In each apartment was a “squawk box,” a speaker that could be turned on so families could listen to Mission Control’s conversations with the crew during the manned moon missions. He was logging books around 9:30 one night when the explosion on one of the oxygen tanks crippled the Apollo 13 spacecraft.

“Ron Howard did an excellent job with the movie,” Lee said. “What I heard that night from the squawk box and what I saw on Apollo 13 track each other. Very authentic.

“That was a tough spot,” Lee said of the Apollo 13 problem, one solved by ingenuity and determination as the crew was able to return safely to Earth. “It sounded bad that night. But I also thought, ‘We’ve got some pretty sharp people around here.’”

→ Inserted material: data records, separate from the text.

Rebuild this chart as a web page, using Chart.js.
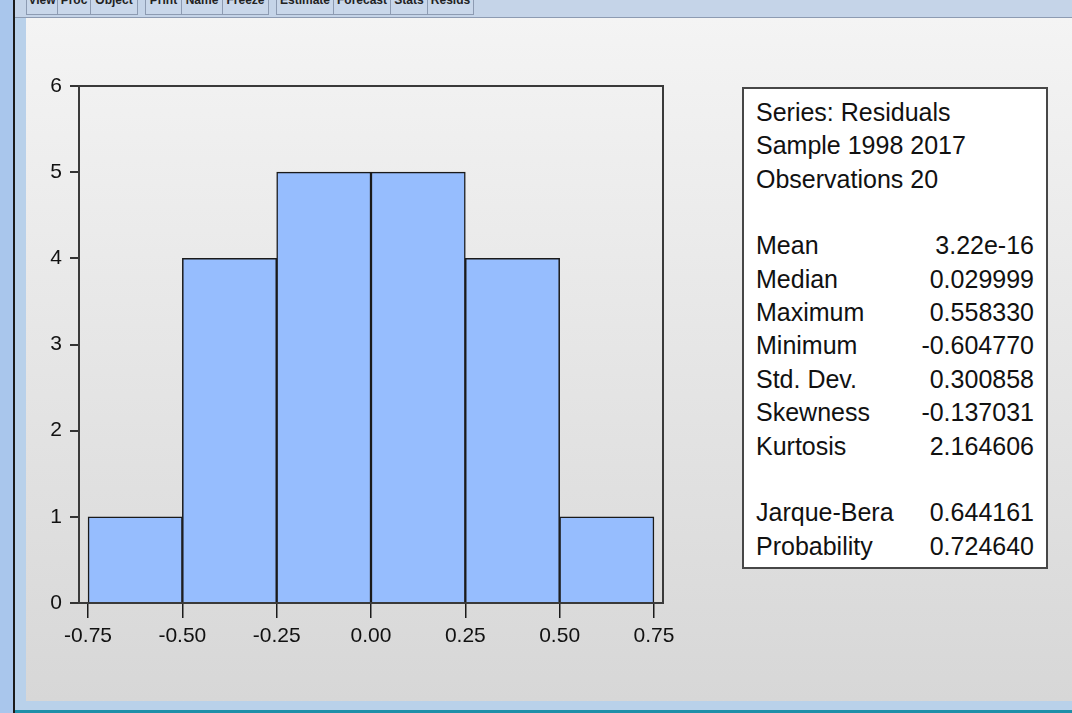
<!DOCTYPE html>
<html>
<head>
<meta charset="utf-8">
<script src="https://cdn.jsdelivr.net/npm/chart.js@4/dist/chart.umd.min.js"></script>
<style>
  html, body { margin: 0; padding: 0; }
  body { width: 1072px; height: 713px; position: relative; overflow: hidden; background: #b9d1ea; font-family: "Liberation Sans", Arial, sans-serif; }
  #leftbar { position: absolute; left: 0; top: 0; width: 13px; height: 713px; background: #a9c6ec; }
  #leftline { position: absolute; left: 13px; top: 0; width: 2px; height: 713px; background: #1b1b1b; }
  #content { position: absolute; left: 26px; top: 18px; width: 1046px; height: 683px; background: linear-gradient(#f4f4f4, #d7d7d7); }
  #toolbar { position: absolute; left: 15px; top: 0; width: 1057px; height: 17px; background: #c5d4e8; border-bottom: 1px solid #8d9bb2; overflow: hidden; }
  .btn { position: absolute; top: -9px; height: 24px; border: 1px solid #8d9bb2; border-top: none; background: #c9d7ea; font: bold 12px "Liberation Sans", sans-serif; color: #222; text-align: center; line-height: 18px; box-sizing: border-box; overflow: hidden; white-space: nowrap; }
  #bottomline { position: absolute; left: 15px; top: 710px; width: 1057px; height: 3px; background: #1f8fa8; }
  #chartbox { position: absolute; left: 0; top: 0; width: 700px; height: 680px; }
  #stats { position: absolute; left: 742px; top: 87px; width: 306px; height: 482px; box-sizing: border-box; border: 2px solid #474747; background: #fff; font-size: 25px; color: #111; }
  .row { position: absolute; left: 12px; right: 12px; height: 34px; line-height: 34px; white-space: nowrap; }
  .row .v { position: absolute; right: 0; top: 0; }
</style>
</head>
<body>
<div id="leftbar"></div>
<div id="leftline"></div>
<div id="toolbar"></div>
<div id="content"></div>
<div id="bottomline"></div>
<div id="chartbox"><canvas id="c" width="700" height="680"></canvas></div>
<div id="stats"></div>
<script>
// histogram bins (centres) and counts
const binCenters = [-0.625, -0.375, -0.125, 0.125, 0.375, 0.625];
const counts = [1, 4, 5, 5, 4, 1];
const xTicks = [-0.75, -0.5, -0.25, 0, 0.25, 0.5, 0.75];
const yTicks = [0, 1, 2, 3, 4, 5, 6];

// descriptive statistics panel
const headerLines = ['Series: Residuals', 'Sample 1998 2017', 'Observations 20'];
const statNames = ['Mean', 'Median', 'Maximum', 'Minimum', 'Std. Dev.', 'Skewness', 'Kurtosis'];
const statValues = ['3.22e-16', '0.029999', '0.558330', '-0.604770', '0.300858', '-0.137031', '2.164606'];
const testNames = ['Jarque-Bera', 'Probability'];
const testValues = ['0.644161', '0.724640'];

// toolbar buttons (mostly scrolled off the top of the window)
const buttons = [
  ['View', 26, 57], ['Proc', 57, 90], ['Object', 90, 137],
  ['Print', 145, 181], ['Name', 181, 222], ['Freeze', 222, 268],
  ['Estimate', 276, 333], ['Forecast', 333, 390], ['Stats', 390, 427], ['Resids', 427, 473],
];
const toolbar = document.getElementById('toolbar');
buttons.forEach(([label, x0, x1]) => {
  const b = document.createElement('div');
  b.className = 'btn';
  b.style.left = (x0 - 15) + 'px';
  b.style.width = (x1 - x0 + 1) + 'px';
  b.textContent = label;
  toolbar.appendChild(b);
});

const stats = document.getElementById('stats');
function addRow(idx, name, value) {
  const r = document.createElement('div');
  r.className = 'row';
  r.style.top = (6 + idx * 33.35) + 'px';
  r.textContent = name;
  if (value != null) {
    const v = document.createElement('span');
    v.className = 'v';
    v.textContent = value;
    r.appendChild(v);
  }
  stats.appendChild(r);
}
headerLines.forEach((t, i) => addRow(i, t));
statNames.forEach((t, i) => addRow(4 + i, t, statValues[i]));
testNames.forEach((t, i) => addRow(12 + i, t, testValues[i]));

// box around the plot area
const frame = {
  id: 'frame',
  afterDraw(chart) {
    const { ctx, chartArea: a } = chart;
    ctx.save();
    ctx.strokeStyle = '#3a3a3a';
    ctx.lineWidth = 2;
    ctx.strokeRect(a.left, a.top, a.right - a.left, a.bottom - a.top);
    ctx.restore();
  },
};

new Chart(document.getElementById('c'), {
  type: 'bar',
  data: {
    datasets: [{
      data: binCenters.map((x, i) => ({ x, y: counts[i] })),
      backgroundColor: '#96bdfe',
      borderColor: '#1a1a1a',
      borderWidth: 1.5,
      barPercentage: 1,
      categoryPercentage: 1,
    }],
  },
  plugins: [frame],
  options: {
    responsive: false,
    maintainAspectRatio: false,
    animation: false,
    layout: { padding: { top: 86, right: 37, left: 0, bottom: 0 } },
    plugins: { legend: { display: false }, tooltip: { enabled: false } },
    scales: {
      x: {
        type: 'linear',
        offset: false,
        min: -0.774,
        max: 0.774,
        afterBuildTicks: (s) => { s.ticks = xTicks.map((v) => ({ value: v })); },
        afterFit: (s) => { s.height = 77; },
        grid: { offset: false, drawOnChartArea: false, color: '#1a1a1a', lineWidth: 1.5, tickLength: 15 },
        border: { display: false },
        ticks: { color: '#111', padding: 6, font: { family: 'Liberation Sans', size: 21 }, callback: (v) => v.toFixed(2), maxRotation: 0, autoSkip: false },
      },
      y: {
        min: 0,
        max: 6,
        afterBuildTicks: (s) => { s.ticks = yTicks.map((v) => ({ value: v })); },
        afterFit: (s) => { s.width = 79; },
        grid: { offset: false, drawOnChartArea: false, color: '#333', lineWidth: 2, tickLength: 9 },
        border: { display: false },
        ticks: { color: '#111', padding: 8, font: { family: 'Liberation Sans', size: 21 } },
      },
    },
  },
});
</script>
</body>
</html>
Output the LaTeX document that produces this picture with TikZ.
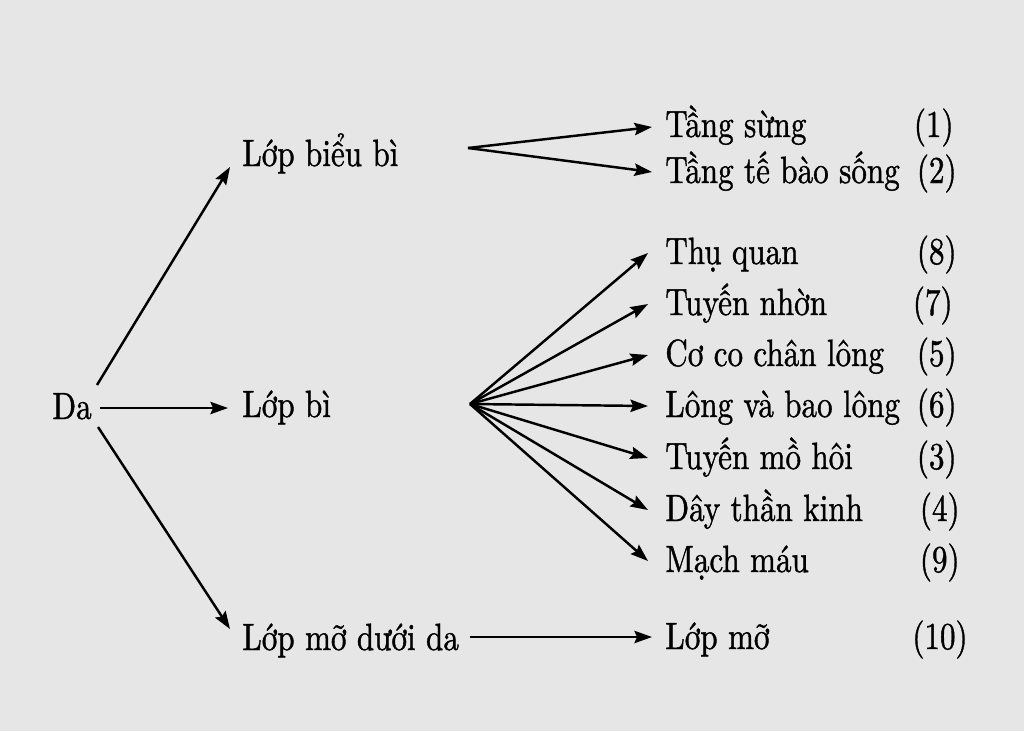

After a few missions, NASA funding was cut and thousands of contracted employees were being let go. Lee saw the writing on the wall. His wife Sue, who grew up in Arcadia, got a teaching job there and Lee ended up in the fabrication business in Shreveport. They’ve been back in north Louisiana since 1970.

He drives over to Minden and works one day a week now, the engineering manager at Woods Tank, Inc., making sure the big trucks are properly licensed and “road ready.”

“Technically and engineering-wise, I’m responsible for engineering calculations that ‘fall between the cracks’ of complicated engineering software that we use,” he said. “When the full-timers run into an engineering calculation that the computer software can’t handle, they toss it to me and I grind it out by hand. Works out well.”

Old-school engineering. Can’t beat it. It’s the way the Mercury and Apollo crews operated.

“400,000 is the number I’ve heard tossed around the most, the number of people who worked to get men to the moon at that time,” he said. “So I was one of 400,000. It surprised me on the 50th anniversary (of Apollo 11) this summer; it doesn’t really seem that long ago.”